— BEGIN SOURCE DATA —

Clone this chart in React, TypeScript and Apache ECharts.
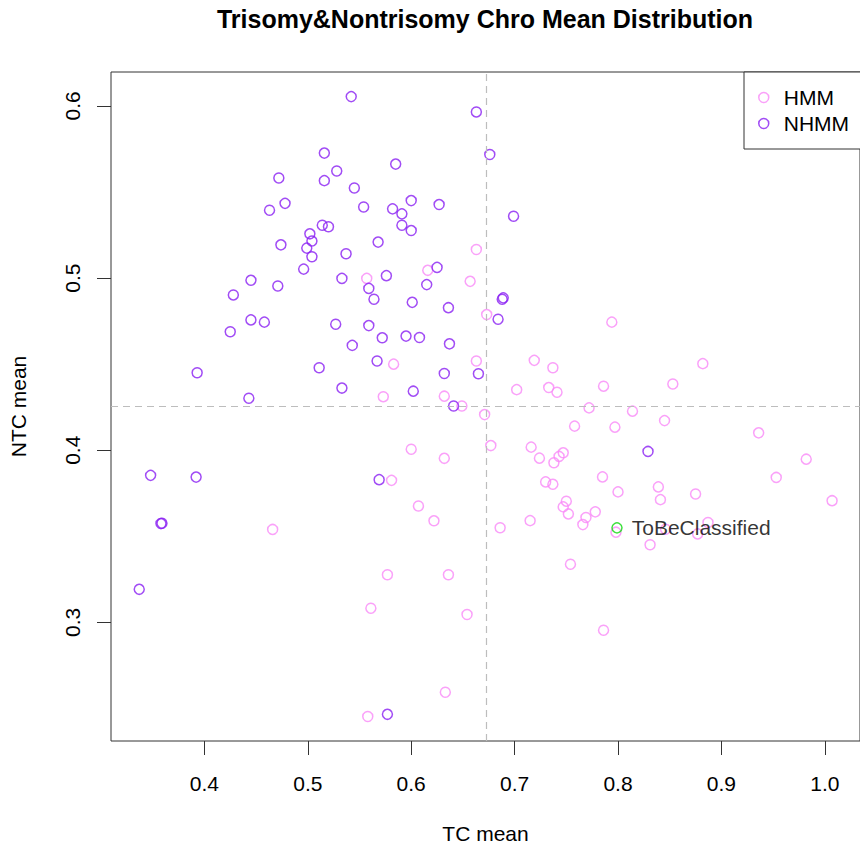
import React, { useEffect, useRef } from "react";
import * as echarts from "echarts";

// ---- data ----
const hmmTC = [
  0.557, 0.663, 0.616, 0.657, 0.583, 0.573, 0.581, 0.466, 0.673, 0.794,
  0.663, 0.719, 0.737, 0.632, 0.649, 0.702, 0.733, 0.741, 0.786, 0.853,
  0.772, 0.814, 0.671, 0.758, 0.797, 0.845, 0.600, 0.632, 0.677, 0.716,
  0.724, 0.738, 0.743, 0.747, 0.730, 0.737, 0.785, 0.800, 0.839, 0.841,
  0.607, 0.622, 0.750, 0.747, 0.752, 0.778, 0.769, 0.766, 0.686, 0.715,
  0.798, 0.831, 0.846, 0.754, 0.577, 0.636, 0.654, 0.786, 0.633, 0.561,
  0.558, 0.882, 0.936, 0.982, 0.953, 0.875, 1.007, 0.877, 0.887,
];
const hmmNTC = [
  0.4998, 0.5166, 0.5045, 0.4981, 0.45, 0.4311, 0.3825, 0.354, 0.4788, 0.4744,
  0.4518, 0.4522, 0.4479, 0.4314, 0.4257, 0.4352, 0.4364, 0.4337, 0.4372, 0.4385,
  0.4246, 0.4227, 0.4207, 0.414, 0.4134, 0.4172, 0.4006, 0.3953, 0.4027, 0.4018,
  0.3954, 0.3927, 0.3964, 0.3985, 0.3816, 0.3802, 0.3845, 0.3758, 0.3787, 0.3713,
  0.3676, 0.359, 0.3704, 0.3671, 0.363, 0.3642, 0.3609, 0.3568, 0.355, 0.3591,
  0.3524, 0.3451, 0.3541, 0.3338, 0.3277, 0.3277, 0.3046, 0.2954, 0.2594, 0.3082,
  0.2453, 0.4503, 0.4101, 0.3948, 0.3842, 0.3746, 0.3707, 0.3514, 0.358,
];
const nhmmTC = [
  0.542, 0.516, 0.528, 0.585, 0.472, 0.516, 0.545, 0.478, 0.463, 0.554,
  0.582, 0.591, 0.600, 0.627, 0.591, 0.600, 0.514, 0.520, 0.502, 0.504,
  0.474, 0.499, 0.504, 0.568, 0.537, 0.496, 0.445, 0.471, 0.428, 0.533,
  0.576, 0.559, 0.564, 0.663, 0.676, 0.699, 0.625, 0.615, 0.601, 0.636,
  0.688, 0.689, 0.445, 0.458, 0.425, 0.527, 0.559, 0.572, 0.543, 0.567,
  0.511, 0.393, 0.533, 0.443, 0.348, 0.392, 0.569, 0.358, 0.359, 0.684,
  0.595, 0.608, 0.637, 0.632, 0.665, 0.602, 0.641, 0.829, 0.337, 0.577,
];
const nhmmNTC = [
  0.6054, 0.5726, 0.5622, 0.5662, 0.5581, 0.5566, 0.5523, 0.5434, 0.5394, 0.5413,
  0.5402, 0.5373, 0.545, 0.5427, 0.5307, 0.5276, 0.5307, 0.5298, 0.5257, 0.5215,
  0.5193, 0.5174, 0.5124, 0.5209, 0.5141, 0.5052, 0.4987, 0.4954, 0.4902, 0.4998,
  0.5014, 0.494, 0.4877, 0.5965, 0.5718, 0.5359, 0.5062, 0.4962, 0.4859, 0.4828,
  0.4877, 0.4885, 0.4757, 0.4744, 0.4688, 0.4732, 0.4724, 0.4653, 0.4609, 0.4518,
  0.4479, 0.445, 0.4361, 0.4302, 0.3854, 0.3844, 0.3829, 0.3574, 0.3576, 0.4761,
  0.4663, 0.4655, 0.4618, 0.4446, 0.4444, 0.4343, 0.4257, 0.3993, 0.3192, 0.2466,
];
const newTC = [0.799];
const newNTC = [0.3549];
const newLabel = "ToBeClassified";
const tcMeanLine = 0.6723;
const ntcMeanLine = 0.4253;
const xTicks = [0.4, 0.5, 0.6, 0.7, 0.8, 0.9, 1.0];
const yTicks = [0.3, 0.4, 0.5, 0.6];

const PINK = "#f98af8";
const PURPLE = "#8a1ff2";
const GREEN = "#10d810";
const FONT = '"Liberation Sans", Arial, Helvetica, sans-serif';

const pairs = (xs: number[], ys: number[]) => xs.map((x, i) => [x, ys[i]]);

export default function App() {
  const ref = useRef<HTMLDivElement>(null);
  useEffect(() => {
    const chart = echarts.init(ref.current as HTMLDivElement, null, { renderer: "svg" });
    const circle = (c: string) => ({ color: "rgba(0,0,0,0)", borderColor: c, borderWidth: 1.5 });
    chart.setOption({
      animation: false,
      textStyle: { fontFamily: FONT },
      graphic: [
        {
          type: "text",
          x: 485,
          y: 19,
          style: {
            text: "Trisomy&Nontrisomy Chro Mean Distribution",
            font: `bold 25px ${FONT}`,
            fill: "#000",
            align: "center",
            verticalAlign: "middle",
          },
        },
      ],
      grid: {
        left: 109,
        top: 72,
        width: 752,
        height: 671,
        show: true,
        borderColor: "#333",
        borderWidth: 1,
        backgroundColor: "rgba(0,0,0,0)",
      },
      xAxis: {
        type: "value",
        min: 0.3097,
        max: 1.034,
        name: "TC mean",
        nameLocation: "middle",
        nameGap: 82,
        nameTextStyle: { fontSize: 21, color: "#000", fontFamily: FONT },
        axisLine: { show: false },
        axisTick: { show: true, inside: false, length: 14, customValues: xTicks, lineStyle: { color: "#333", width: 1 } },
        axisLabel: {
          customValues: xTicks,
          formatter: (v: number) => v.toFixed(1),
          fontSize: 21,
          color: "#000",
          margin: 32,
          fontFamily: FONT,
        },
        splitLine: { show: false },
      },
      yAxis: {
        type: "value",
        min: 0.2311,
        max: 0.6197,
        name: "NTC mean",
        nameLocation: "middle",
        nameGap: 82,
        nameRotate: 90,
        nameTextStyle: { fontSize: 21, color: "#000", fontFamily: FONT },
        axisLine: { show: false },
        axisTick: { show: true, inside: false, length: 14, customValues: yTicks, lineStyle: { color: "#333", width: 1 } },
        axisLabel: {
          customValues: yTicks,
          formatter: (v: number) => v.toFixed(1),
          fontSize: 21,
          color: "#000",
          margin: 28,
          rotate: 90,
          fontFamily: FONT,
        },
        splitLine: { show: false },
      },
      legend: {
        orient: "vertical",
        left: 744,
        top: 72,
        padding: [15, 20, 15, 14],
        itemWidth: 30,
        itemHeight: 10,
        itemGap: 5,
        selectedMode: false,
        backgroundColor: "#fff",
        borderColor: "#333",
        borderWidth: 1,
        textStyle: { fontSize: 21, lineHeight: 21, color: "#000", fontFamily: FONT },
        data: [
          { name: "HMM", icon: "circle", itemStyle: circle(PINK) },
          { name: "NHMM", icon: "circle", itemStyle: circle(PURPLE) },
        ],
      },
      series: [
        {
          name: "HMM",
          type: "scatter",
          symbol: "circle",
          symbolSize: 10,
          itemStyle: circle(PINK),
          data: pairs(hmmTC, hmmNTC),
          markLine: {
            silent: true,
            precision: 6,
            symbol: ["none", "none"],
            label: { show: false },
            lineStyle: { color: "#bdbdbd", type: [7, 5], width: 1.2 },
            data: [{ xAxis: tcMeanLine }, { yAxis: ntcMeanLine }],
          },
        },
        {
          name: "NHMM",
          type: "scatter",
          symbol: "circle",
          symbolSize: 10,
          itemStyle: circle(PURPLE),
          data: pairs(nhmmTC, nhmmNTC),
        },
        {
          name: newLabel,
          type: "scatter",
          symbol: "circle",
          symbolSize: 10,
          itemStyle: circle(GREEN),
          data: pairs(newTC, newNTC),
          label: {
            show: true,
            position: "right",
            distance: 9,
            formatter: newLabel,
            fontSize: 21,
            color: "#000",
            fontFamily: FONT,
          },
        },
      ],
    });
    return () => chart.dispose();
  }, []);
  return (
    <div
      ref={ref}
      style={{ position: "absolute", left: 0, top: 0, width: 860, height: 849, background: "#fff" }}
    />
  );
}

— END SOURCE DATA —

▸ **WHAT IS REQUIRED**
Print, exactly as written, the lines above from the first one to the one containing "import * as". Leave out pictures.

▸ **CORRECT RESPONSE**
Clone this chart in React, TypeScript and Apache ECharts.
import React, { useEffect, useRef } from "react";
import * as echarts from "echarts";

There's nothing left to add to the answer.